An embroiderer sews with gold thread a verse from the Holy Koran, Islam s holy book, onto a replica of the Kiswa, the cloth used to cover the Kaaba at the Grand Mosque in the Muslim holy city of Mecca, to be sold as a souvenir for tourists visiting the historic district of al-Hussein of Islamic Cairo in Egypt s capital on June 15, 2022. AFP
A ceremonial hanging of the kiswa, huge pieces of black silk embroidered with gold patterns, over the cubic structure that is the centrepiece of the Grand Mosque symbolises the launch of the hajj annual pilgrimage, which starts this week.
Othman's family used to be honoured with the task of producing the kiswa.
His family's creations would be despatched in a camel caravan to Islam's holiest site in western Saudi Arabia towards which Muslims across the world turn to pray.
Now, Othman keeps the tradition alive in a small workshop, tucked above the labyrinthine Khan al-Khalili bazaar in central Cairo, where mass-produced souvenirs line the alleys.
The area is historically home to Egypt's traditional handicrafts, but artisans face growing challenges.
Materials, mostly imported, have become expensive, particularly as Egypt faces economic woes and a weaker currency.
Declining purchasing power makes high quality hand-crafted goods inaccessible to the average Egyptian, while master craftspeople find it hard to hand down their skills as young people turn to more lucrative jobs.
This wouldn't be the case "if there was good money in the craft", Othman sighed, hunched over one of the many tapestries that fill his workshop.
Sheets of black and brown felt are covered in verses and prayers, delicately embroidered in silver and gold.
Every stitch echoes the "sacred ritual" Othman's grandfather was entrusted with in 1924.
"For a whole year, 10 craftsmen" would work on the kiswa that covers the Kaaba which pilgrims circumambulate, using silver thread in a lengthy labour of love.
From the 13th century, Egyptian artisans made the giant cloth in sections, which authorities transported to Mecca with great ceremony.
Celebrations would mark the processions through cities, flanked by guards and clergymen as Egyptians sprinkled rosewater from balconies above.
Othman's grandfather, Othman Abdelhamid, was the last to supervise a fully Egyptian-made kiswa in 1926.
From 1927, manufacturing began to move to Mecca in the nascent Kingdom of Saudi Arabia, which would fully take over production of the kiswa in 1962.
The family went on to embroider military regalia for Egyptian and foreign dignitaries, including former presidents Gamal Abdel-Nasser and Anwar Sadat.
"In addition to our work with military rank embroideries, my father started embroidering Koranic verses on tapestries," and then reproducing whole sections of the kiswa.
Clients began flooding in for "exact replicas of the kiswa, down to the last detail".
Though today they offer small tableaus for as little as 100 Egyptian pounds (about $6), massive customised orders go for several thousand dollars, such as replicas of the Kaaba door, which Othman proudly claims are indistinguishable from the originals in Mecca.
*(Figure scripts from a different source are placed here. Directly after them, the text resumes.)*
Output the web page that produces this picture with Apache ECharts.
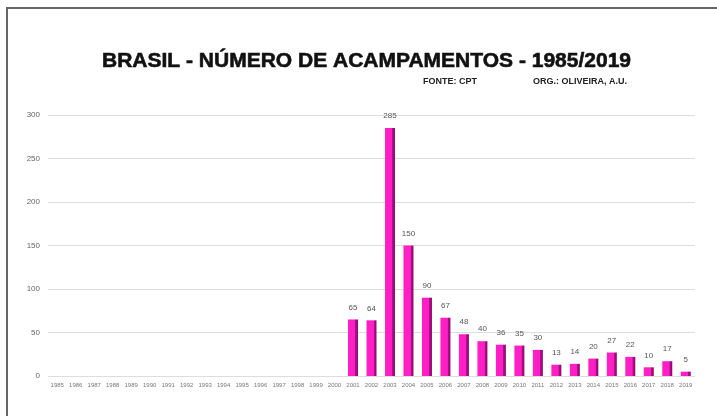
<!DOCTYPE html>
<html>
<head>
<meta charset="utf-8">
<script src="https://cdn.jsdelivr.net/npm/echarts@6/dist/echarts.min.js"></script>
<style>
  html, body { margin: 0; padding: 0; background: #fff; }
  #chart { width: 717px; height: 416px; }
</style>
</head>
<body>
<div id="chart"></div>
<script>
// anos 1985..2019
let anos = [];
for (let a = 1985; a <= 2019; a++) anos.push(String(a));

// acampamentos por ano (0 = sem registro no gráfico)
let acampamentos = [
  0, 0, 0, 0, 0, 0, 0, 0, 0, 0, 0, 0, 0, 0, 0, 0,
  65, 64, 285, 150, 90, 67, 48, 40, 36, 35, 30, 13, 14, 20, 27, 22, 10, 17, 5
];

let yTicks = [0, 50, 100, 150, 200, 250, 300];

let myChart = echarts.init(document.getElementById("chart"));
myChart.setOption({
  backgroundColor: "#fff",
  title: [
    {
      text: "BRASIL - NÚMERO DE ACAMPAMENTOS - 1985/2019",
      left: 97,
      top: 46,
      textStyle: {
        fontFamily: "Liberation Sans", fontWeight: "bold", fontSize: 21, color: "#111",
        textBorderColor: "#111", textBorderWidth: 0.6
      }
    },
    {
      text: "FONTE: CPT",
      left: 418,
      top: 72,
      textStyle: { fontFamily: "Liberation Sans", fontWeight: "bold", fontSize: 9, color: "#222" }
    },
    {
      text: "ORG.: OLIVEIRA, A.U.",
      left: 528,
      top: 72,
      textStyle: { fontFamily: "Liberation Sans", fontWeight: "bold", fontSize: 9, color: "#222" }
    }
  ],
  graphic: [
    { type: "polyline", shape: { points: [[7, 416], [7, 8], [717, 8]] }, style: { stroke: "#666", lineWidth: 2, fill: null } }
  ],
  grid: { left: 48, right: 22, top: 115, bottom: 40 },
  xAxis: {
    type: "category",
    data: anos,
    axisLine: { show: false },
    axisTick: { show: false },
    axisLabel: { interval: 0, fontSize: 6, color: "#777", margin: 6, fontFamily: "Liberation Sans" }
  },
  yAxis: {
    type: "value",
    min: yTicks[0],
    max: yTicks[yTicks.length - 1],
    interval: 50,
    axisLine: { show: false },
    axisTick: { show: false },
    axisLabel: { fontSize: 8, color: "#666", margin: 8, fontFamily: "Liberation Sans" },
    splitLine: { lineStyle: { color: "#ddd", width: 1 } }
  },
  series: [
    {
      type: "bar",
      data: acampamentos,
      barWidth: 10,
      itemStyle: {
        color: new echarts.graphic.LinearGradient(0, 0, 1, 0, [
          { offset: 0, color: "#ff1fc4" },
          { offset: 0.7, color: "#ff1fc4" },
          { offset: 0.75, color: "#b0108a" },
          { offset: 1, color: "#8a0a6c" }
        ])
      },
      label: {
        show: true,
        position: "top",
        distance: 8,
        fontSize: 8,
        color: "#555",
        fontFamily: "Liberation Sans",
        formatter: p => (p.value > 0 ? p.value : "")
      }
    }
  ]
});
</script>
</body>
</html>
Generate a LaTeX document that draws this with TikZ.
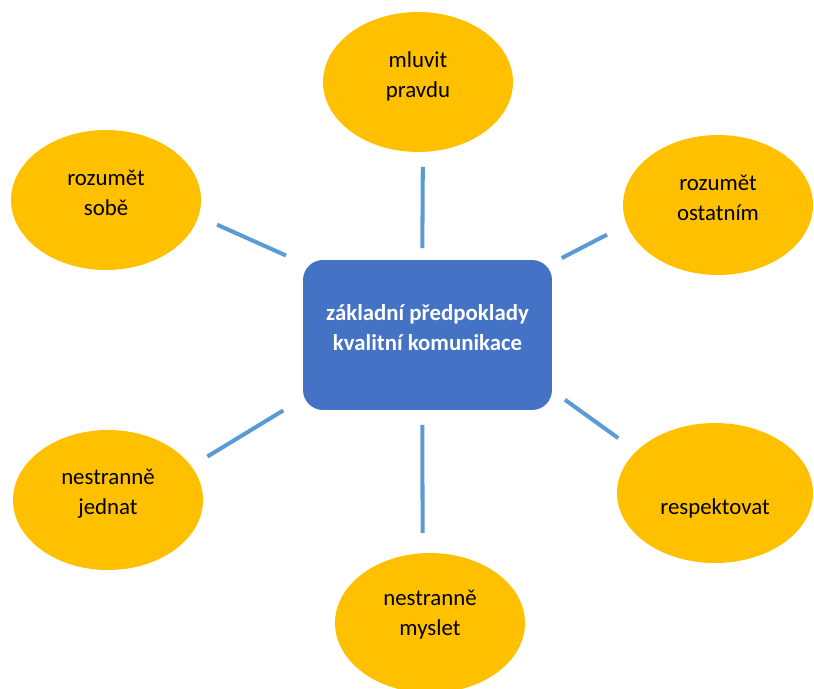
\documentclass[tikz,border=0pt]{standalone}
\usepackage{fontspec}
\setmainfont{Carlito}
\usetikzlibrary{shapes.geometric,positioning}
\definecolor{gold}{HTML}{FFC000}
\definecolor{hubblue}{HTML}{4472C4}
\definecolor{linkblue}{HTML}{5B9BD5}

\begin{document}
\begin{tikzpicture}[x=0.02cm,y=-0.02cm,
  bubble/.style={ellipse,fill=gold,minimum width=3.8cm,minimum height=2.8cm,inner sep=0pt,outer sep=0pt},
  hub/.style={rectangle,rounded corners=0.4cm,fill=hubblue,minimum width=4.98cm,minimum height=3cm,inner sep=0pt,outer sep=0pt},
  txt/.style={align=center,font=\fontsize{13}{17}\selectfont},
  hubtxt/.style={txt,text=white,font=\fontsize{13}{17}\selectfont\bfseries},
  link/.style={draw=linkblue,line width=2.3pt}]
			 \useasboundingbox (0,0) rectangle (814,689);
			 % middle box
			 \node[hub] (hub) at (427.5,335) {};
			 \node[hubtxt] (hubtext) at ([yshift=0.15cm]hub) {základní předpoklady\\kvalitní komunikace};
			 % bubbles round it
			 \node[bubble] (pravda) at (418,82) {};
			 \node[txt] (pravdatext) at ([yshift=0.12cm]pravda) {mluvit\\pravdu};
			 \node[bubble] (sobe) at (106,200) {};
			 \node[txt] (sobetext) at ([yshift=0.14cm]sobe) {rozumět\\sobě};
			 \node[bubble] (ostatnim) at (718,205) {};
			 \node[txt] (ostatnimtext) at ([yshift=0.14cm]ostatnim) {rozumět\\ostatním};
			 \node[bubble] (jednat) at (108,500) {};
			 \node[txt] (jednattext) at ([yshift=0.13cm]jednat) {nestranně\\jednat};
			 \node[bubble,minimum width=3.92cm] (respekt) at (715,493) {};
			 \node[txt] (respekttext) at ([yshift=-0.3cm]respekt) {respektovat};
			 \node[bubble] (myslet) at (430,623) {};
			 \node[txt] (myslettext) at ([yshift=0.16cm]myslet) {nestranně\\myslet};
			 % spokes
			 \draw[link,shorten <=0.24cm,shorten >=0.3cm] (hub.94.2) -- (pravda.-86.7);
			 \draw[link,shorten <=0.374cm,shorten >=0.41cm] (hub.150.6) -- (sobe.-10.1);
			 \draw[link,shorten <=0.22cm,shorten >=0.446cm] (hub.30.8) -- (ostatnim.192.8);
			 \draw[link,shorten <=0.462cm,shorten >=0.378cm] (hub.207.7) -- (jednat.22.7);
			 \draw[link,shorten <=0.32cm,shorten >=0.448cm] (hub.-24.1) -- (respekt.152);
			 \draw[link,shorten <=0.3cm,shorten >=0.405cm] (hub.-94.2) -- (myslet.96.5);
\end{tikzpicture}
\end{document}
But the family has not been immune to the economic turbulence that began with the coronavirus pandemic, which decimated small businesses and craftsmanship in Egypt.
Since early 2020, they have sold around "two pieces per month", whereas before they would sell at least one tapestry a day.
Othman worries that a sense of "worldwide austerity" makes business unlikely to bounce back.
Today, there might only be a dozen or so craftsmen whose work he considers authentic, with many artisans leaving the craft for quicker cash flows.
"They can make 200 to 300 pounds a day," ($10-$16) driving a tuktuk motorised rickshaw, or a minibus, Othman said. "They're not going to sit on a loom breaking their backs all day."
But still, a century and a half after his great grandfather left his native Turkey and brought the craft with him to Egypt, Othman says he has stayed loyal to techniques learnt as a child when he would duck out of school to watch his father work.
"It's on us to uphold the craft the same way we learned it, so it's authentic to the legacy we inherited," he said.